As a senior, I was worried that the freshmen might get too excited about college freedom and behave recklessly; I had heard of a large gathering being busted in one of their dorm rooms during their orientation. Fraternities and sororities have become a big concern at many schools, which have reported uncontrolled parties that have resulted in COVID clusters. Davidson, however, has nonresidential Greek and eating houses on our small campus, making it impossible to host large parties at this time without getting caught. The organizations know they’d get into trouble the moment they sent out invites. It’s harder for the school to monitor students living off-campus, however, and I have seen some disconcerting Snapchat stories of small parties occurring there.  

So far, I’m impressed. When students were moving in, cases spiked to 14. Since everyone has arrived, we are back down to only one active case (as of Sept 16). There are and will always be the irresponsible kids, but generally, most students are taking these protocols seriously. If they don’t, thanks to our Honor Code, someone will quickly call them out or report them. 

Speaking with friends at other schools makes me realize we all feel like we are living in a kind of limbo with the possibility of sudden academic or residential disruption lurking behind the COVID curtain. At Savannah College of Art & Design, my friend explained that most classes are remote and there are single dorms with their own bathrooms but, since it’s an art school, studios and other facilities have to be used in person. Students have to note their daily symptoms on an app, and the school has set up a contact tracing system. My friend wonders, though, how seriously students will follow protocols throughout the semester. It made me wonder: will we all get lazy? She also is concerned about anti-maskers raiding  SCAD’s open city campus and that such non-students could destroy “the safety net SCAD has put in place.”

At bigger schools, testing protocols are quite varied. Wake Forest University, with about 5,300 undergraduate students and 3,200 grad students, is performing random sample testing of several hundred students per week. My connection there thinks people are taking COVID-19 fairly seriously, but his professors are predicting there will be a switch to remote classes in the coming weeks.
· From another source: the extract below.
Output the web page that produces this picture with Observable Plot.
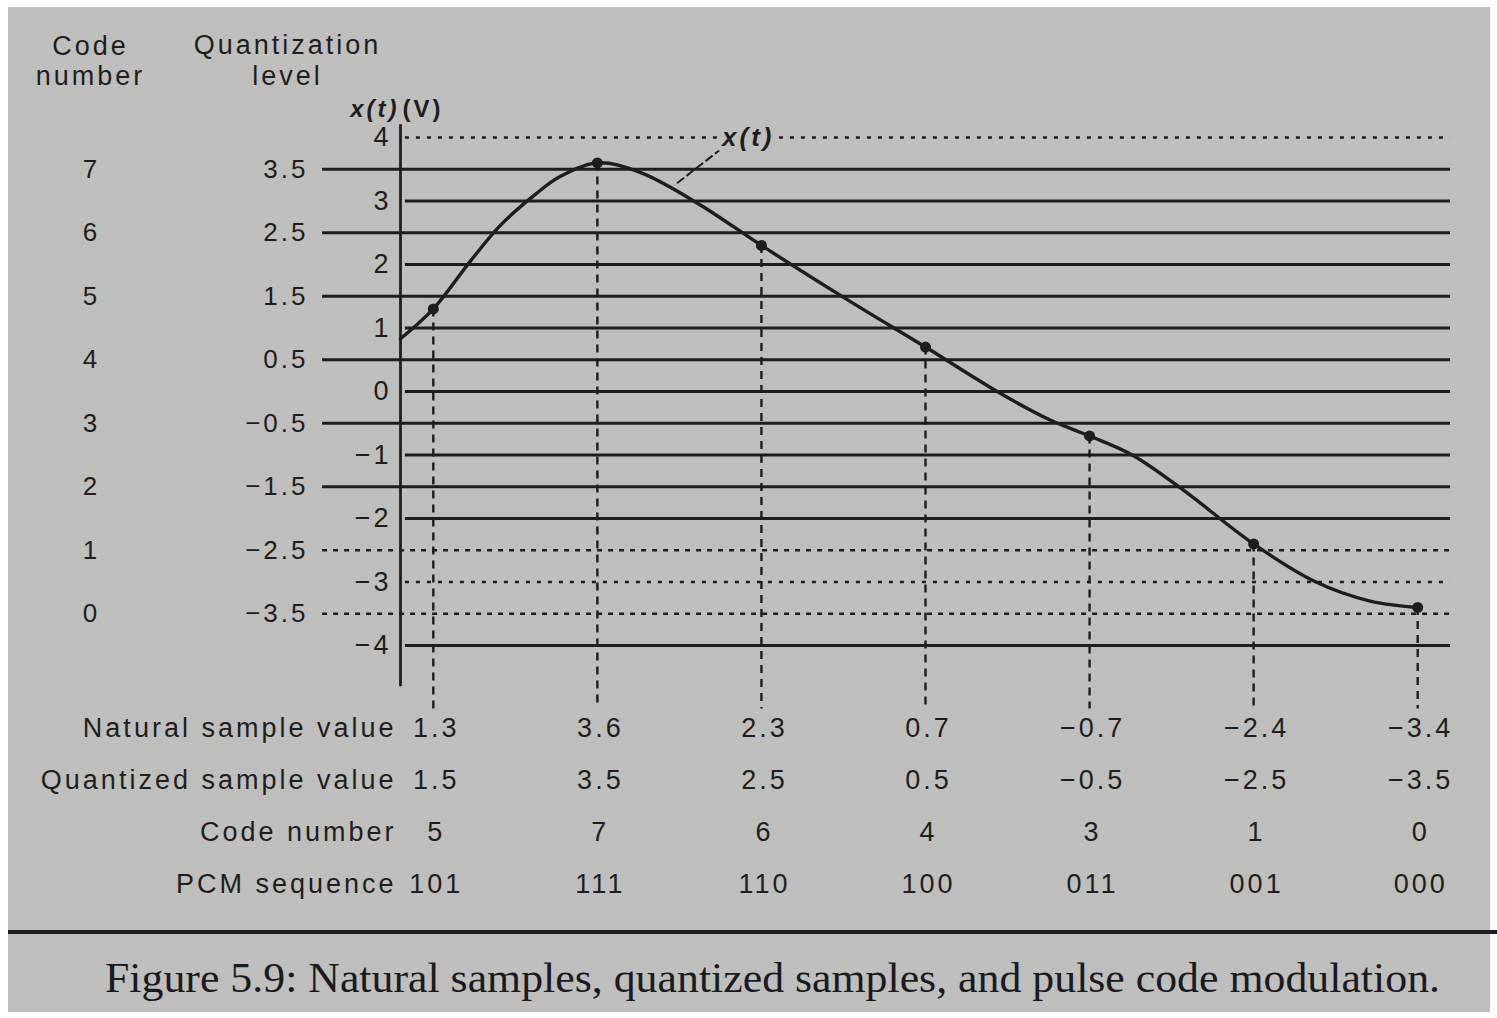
<!DOCTYPE html>
<html>
<head>
<meta charset="utf-8">
<script src="https://cdn.jsdelivr.net/npm/d3@7"></script>
<script src="https://cdn.jsdelivr.net/npm/@observablehq/plot@0.6"></script>
<style>
html, body { margin: 0; padding: 0; background: #fff; }
#page { position: relative; width: 1497px; height: 1018px; background: #fff; overflow: hidden; }
#paper { position: absolute; left: 8px; top: 7px; width: 1482px; height: 1005px; background: #bebebc; }
#main { position: absolute; left: 0; top: 0; }
#table { position: absolute; left: 0; top: 700px; }
#rule { position: absolute; left: 8px; top: 930px; width: 1489px; height: 4px; background: #1c1c24; }
#caption { position: absolute; left: 0; top: 940px; }
</style>
</head>
<body>
<div id="page">
  <div id="paper"></div>
  <div id="main"></div>
  <div id="table"></div>
  <div id="rule"></div>
  <svg id="caption" width="1497" height="72">
    <text x="105" y="52" textLength="1335" lengthAdjust="spacingAndGlyphs"
      font-family="'Liberation Serif', 'Times New Roman', serif" font-size="42" fill="#1a1a22">Figure 5.9: Natural samples, quantized samples, and pulse code modulation.</text>
  </svg>
</div>
<script>
// ---- data ----
const sampleIndex = [1, 2, 3, 4, 5, 6, 7];
const naturalValues = [1.3, 3.6, 2.3, 0.7, -0.7, -2.4, -3.4];
const quantizedValues = [1.5, 3.5, 2.5, 0.5, -0.5, -2.5, -3.5];
const codeNumbers = [5, 7, 6, 4, 3, 1, 0];
const pcmSequences = ["101", "111", "110", "100", "011", "001", "000"];
const quantLevels = [3.5, 2.5, 1.5, 0.5, -0.5, -1.5, -2.5, -3.5];
const levelCodes = [7, 6, 5, 4, 3, 2, 1, 0];
const voltTicks = [4, 3, 2, 1, 0, -1, -2, -3, -4];
const curveT = [0.8, 1, 1.225, 1.41, 1.62, 1.77, 2, 2.26, 2.62, 3, 3.54, 4, 4.45, 4.76, 5, 5.26, 5.57, 6, 6.38, 6.71, 7];
const curveV = [0.83, 1.3, 2.05, 2.62, 3.1, 3.38, 3.6, 3.45, 2.95, 2.3, 1.42, 0.7, -0.02, -0.45, -0.7, -1.0, -1.55, -2.4, -3.0, -3.3, -3.4];
const rowLabels = ["Natural sample value", "Quantized sample value", "Code number", "PCM sequence"];

// ---- helpers ----
const ink = "#1e1e1e";
const paper = "#bebebc";
const minus = (s) => s.replace("-", "\u2212");
const fmtInt = (v) => minus(String(v));
const fmt1 = (v) => minus(v.toFixed(1));
const dottedSet = new Set([4, -2.5, -3, -3.5]);

const samples = sampleIndex.map((t, i) => ({t, natural: naturalValues[i], quant: quantizedValues[i], code: codeNumbers[i], pcm: pcmSequences[i]}));
const curvePts = curveT.map((t, i) => ({t, v: curveV[i]}));

const font = "'Liberation Sans', Arial, Helvetica, sans-serif";

const main = Plot.plot({
  width: 1497,
  height: 715,
  marginLeft: 400,
  marginRight: 47,
  marginTop: 105.25,
  marginBottom: 6.5,
  x: {domain: [0.8, 7.2], axis: null},
  y: {domain: [-5, 4.5], axis: null},
  style: {background: "transparent", fontFamily: font, fontSize: "26px", color: ink, letterSpacing: "3px"},
  marks: [
    // quantization level lines (half values)
    Plot.ruleY(quantLevels.filter(d => !dottedSet.has(d)), {y: d => d, x1: 0.325, x2: 7.2, stroke: ink, strokeWidth: 2.8}),
    Plot.ruleY(quantLevels.filter(d => dottedSet.has(d)), {y: d => d, x1: 0.325, x2: 7.2, stroke: ink, strokeWidth: 2.5, strokeDasharray: "5,6"}),
    // integer lines
    Plot.ruleY(voltTicks.filter(d => !dottedSet.has(d)), {y: d => d, x1: 0.83, x2: 7.2, stroke: ink, strokeWidth: 2.8, strokeDasharray: d => d === -4 ? "16,4" : null}),
    Plot.ruleY(voltTicks.filter(d => dottedSet.has(d)), {y: d => d, x1: 0.83, x2: 7.2, stroke: ink, strokeWidth: 2.5, strokeDasharray: "4,7"}),
    // vertical axis
    Plot.ruleX([0.8], {y1: -4.65, y2: 4.2, stroke: ink, strokeWidth: 2.8}),
    // sample verticals
    Plot.ruleX(samples, {x: "t", y1: "natural", y2: -5, stroke: ink, strokeWidth: 2.4, strokeDasharray: "8,6"}),
    // signal curve
    Plot.line(curvePts, {x: "t", y: "v", curve: "catmull-rom", stroke: ink, strokeWidth: 3.4}),
    Plot.dot(samples, {x: "t", y: "natural", r: 5.5, fill: ink}),
    // x(t) label with leader
    Plot.link([0], {x1: 2.76, y1: 3.83, x2: 2.47, y2: 3.25, stroke: ink, strokeWidth: 2, strokeDasharray: "9,3"}),
    Plot.text(["x(t)"], {x: 2.92, y: 4.0, fontStyle: "italic", fontWeight: "bold", fontSize: 26, fill: ink, stroke: paper, strokeWidth: 10, paintOrder: "stroke"}),
    // y tick labels (integers)
    Plot.text(voltTicks, {y: d => d, text: fmtInt, frameAnchor: "left", dx: -9, textAnchor: "end", fontSize: 27, fill: ink}),
    // quantization level labels
    Plot.text(quantLevels, {y: d => d, text: fmt1, frameAnchor: "left", dx: -92, textAnchor: "end", fontSize: 26, fill: ink}),
    // code number labels
    Plot.text(quantLevels, {y: d => d, text: (d, i) => String(levelCodes[i]), frameAnchor: "left", dx: -309, textAnchor: "middle", fontSize: 26, fill: ink}),
    // headers
    Plot.text(["Code"], {frameAnchor: "top-left", dx: -310, dy: -70, textAnchor: "middle", fontSize: 27, fill: ink}),
    Plot.text(["number"], {frameAnchor: "top-left", dx: -310, dy: -40, textAnchor: "middle", fontSize: 27, fill: ink}),
    Plot.text(["Quantization"], {frameAnchor: "top-left", dx: -113, dy: -71, textAnchor: "middle", fontSize: 27, fill: ink}),
    Plot.text(["level"], {frameAnchor: "top-left", dx: -113, dy: -40, textAnchor: "middle", fontSize: 27, fill: ink}),
    Plot.text(["x(t)"], {frameAnchor: "top-left", dx: -1, dy: -6, textAnchor: "end", fontStyle: "italic", fontWeight: "bold", fontSize: 24, fill: ink}),
    Plot.text(["(V)"], {frameAnchor: "top-left", dx: 2, dy: -6, textAnchor: "start", fontWeight: "bold", fontSize: 24, fill: ink})
  ]
});
document.getElementById("main").appendChild(main);

const table = Plot.plot({
  width: 1497,
  height: 220,
  marginLeft: 400,
  marginRight: 47,
  marginTop: 27,
  marginBottom: 35,
  x: {domain: [0.8, 7.2], axis: null},
  y: {domain: rowLabels, type: "point", padding: 0, axis: null},
  style: {background: "transparent", fontFamily: font, fontSize: "27px", color: ink, letterSpacing: "3px"},
  marks: [
    Plot.text(rowLabels, {y: d => d, text: d => d, frameAnchor: "left", dx: -4, textAnchor: "end", fill: ink, fontSize: 27}),
    Plot.text(samples, {x: "t", y: () => rowLabels[0], text: d => fmt1(d.natural), fill: ink, dx: 3}),
    Plot.text(samples, {x: "t", y: () => rowLabels[1], text: d => fmt1(d.quant), fill: ink, dx: 3}),
    Plot.text(samples, {x: "t", y: () => rowLabels[2], text: d => String(d.code), fill: ink, dx: 3}),
    Plot.text(samples, {x: "t", y: () => rowLabels[3], text: d => d.pcm, fill: ink, dx: 3})
  ]
});
document.getElementById("table").appendChild(table);
</script>
</body>
</html>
Like Davidson, Wake Forest is in North Carolina, which began a stay-at-home order on March 27 but started reopening May 8, with rules that were much laxer than phase-one openings in many Northern states. 

A friend at Boston University, who just moved into her dorm, feels fairly safe, especially in Massachusetts, a state that handled the virus well. Students appear to be respecting protocol and there are no indications of a major spread. Like other schools, BU has limited the capacity of their dorms, so my friend’s eight-person suite holds just five students, and requires them to use a symptom-tracking app. Even with 17,000-plus undergraduate students, BU is managing to test students who are taking in-person classes twice a week.

Only one of the friends I interviewed did not feel safe on her campus. At SUNY Albany, she was shocked to hear many of her peers talk about attending parties. While SUNY Albany has been testing students in cohorts similar to Wake Forest, she said, “90 percent of people I’ve seen or heard talking are either unsafe around me or talk about being unsafe.” SUNY Oneonta just sent their students home after one week of classes, in which 300 students tested positive. My friend is worried that based on the behaviors she sees among her peers, her school may be next. 

In the end, I believe it’s up to each student to keep their friends and themselves safe. If there are people disrespecting protocol, potentially causing COVID to continue to spread, I will choose not be around them. I am still able to see non-roommate friends while sticking to safe measures and we make the most of the times we have together. I feel as safe as I can and want to stay on campus all of senior year, and have an in-person graduation in the spring. With how things are going at my school right now, I am hopeful that these wishes will be fulfilled.